Complexity Is the Default Outcome
Why organizational complexity is not a failure state—but the natural result of unmanaged growth
Most organizations treat complexity as accidental. It is not. Complexity is the natural state of unmanaged systems.
Every organization begins simply. Few teams. Direct communication. Shared context. Decisions made quickly. The system is understandable because the number of interactions is small. Growth changes this.
More teams create more dependencies. More products create more exceptions. More customers introduce more edge cases.
The system expands. So does complexity.
This is often interpreted as a sign of progress. In some ways, it is. Complexity usually arrives through success. New capabilities are added. Systems integrate. Processes evolve to support scale. Each decision is rational in isolation.
Together, they change the operating characteristics of the organization. The system becomes harder to understand. Not because anyone designed it that way. Because complexity accumulates naturally. Every dependency adds coordination. Every exception introduces conditional behavior. Every workaround bypasses an existing constraint while creating a new one elsewhere.
These costs rarely appear immediately. The system absorbs them. At first.
Over time, absorption becomes burden. Work slows. Decision-making requires more context. Simple changes produce unexpected consequences. The organization compensates through effort. More meetings. More process. More oversight.
Complexity grows faster than clarity.
This is the critical misunderstanding.
Organizations often view complexity as a discrete problem. A failed transformation. A poorly designed system. A breakdown in process. In reality, complexity is continuous. It accumulates through normal operation. No single decision creates it. The interaction between many small decisions does.
This makes complexity difficult to detect early. Each additional dependency seems manageable. Each exception appears justified. Each temporary workaround feels contained.
The local cost is low. The systemic effect compounds. Eventually the organization reaches a threshold. Coordination consumes more energy than execution. Decision latency increases. Ownership becomes less clear. Teams optimize locally because understanding the full system is no longer practical.
At this point, the organization often responds reactively. Introduce structure. Standardize process. Increase governance.

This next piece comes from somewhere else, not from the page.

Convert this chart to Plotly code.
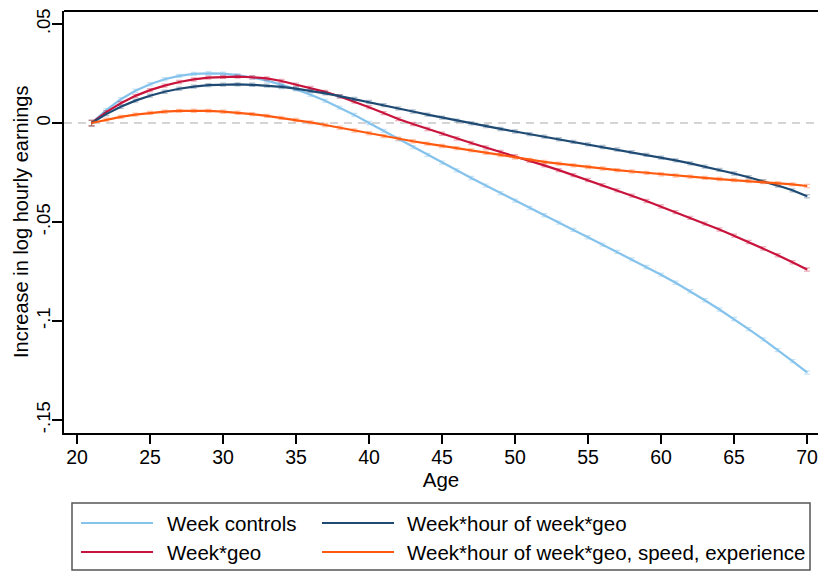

These measures can slow complexity growth. They rarely reduce it. Because the underlying assumption remains unchanged. That complexity is an anomaly to correct.
It is not. It is the default outcome unless actively constrained.
This requires a different mindset. Not how to eliminate complexity entirely. That is impossible. But how to manage its rate of accumulation. Which dependencies are necessary. Which exceptions are acceptable. Which forms of coordination create value—and which exist only because the system has become difficult to navigate.
These are structural decisions. They determine whether complexity remains manageable or becomes dominant.
Mature organizations understand this intuitively. They do not assume systems stay coherent automatically. They expect drift. They expect coordination paths to multiply. They expect local optimization to create unintended consequences elsewhere.
As a result, they invest continuously in simplification. Clarifying ownership. Reducing unnecessary dependencies. Removing exceptions that no longer justify their cost. Constraining variation before it spreads.
This work often appears unproductive. Nothing new is launched. No visible capability is added. The system simply becomes easier to operate. That outcome is more valuable than it appears. Because unmanaged complexity behaves differently over time. It compounds.
A slightly more complex system does not become slightly harder to manage. It becomes disproportionately harder.
The number of interactions increases faster than the number of components. Understanding declines. Prediction weakens. The organization loses the ability to reason clearly about its own behavior.
This is when complexity stops being operational. It becomes strategic.
The organization can no longer move cleanly because the system itself resists change. Not through failure. Through accumulated friction.
This is why complexity should not be viewed as an isolated technical concern. It is a property of scale. And scale without constraint always trends toward disorder.
The question is not whether complexity will emerge. It will. The question is whether the organization treats complexity as something to actively govern—or something to react to after coherence has already been lost.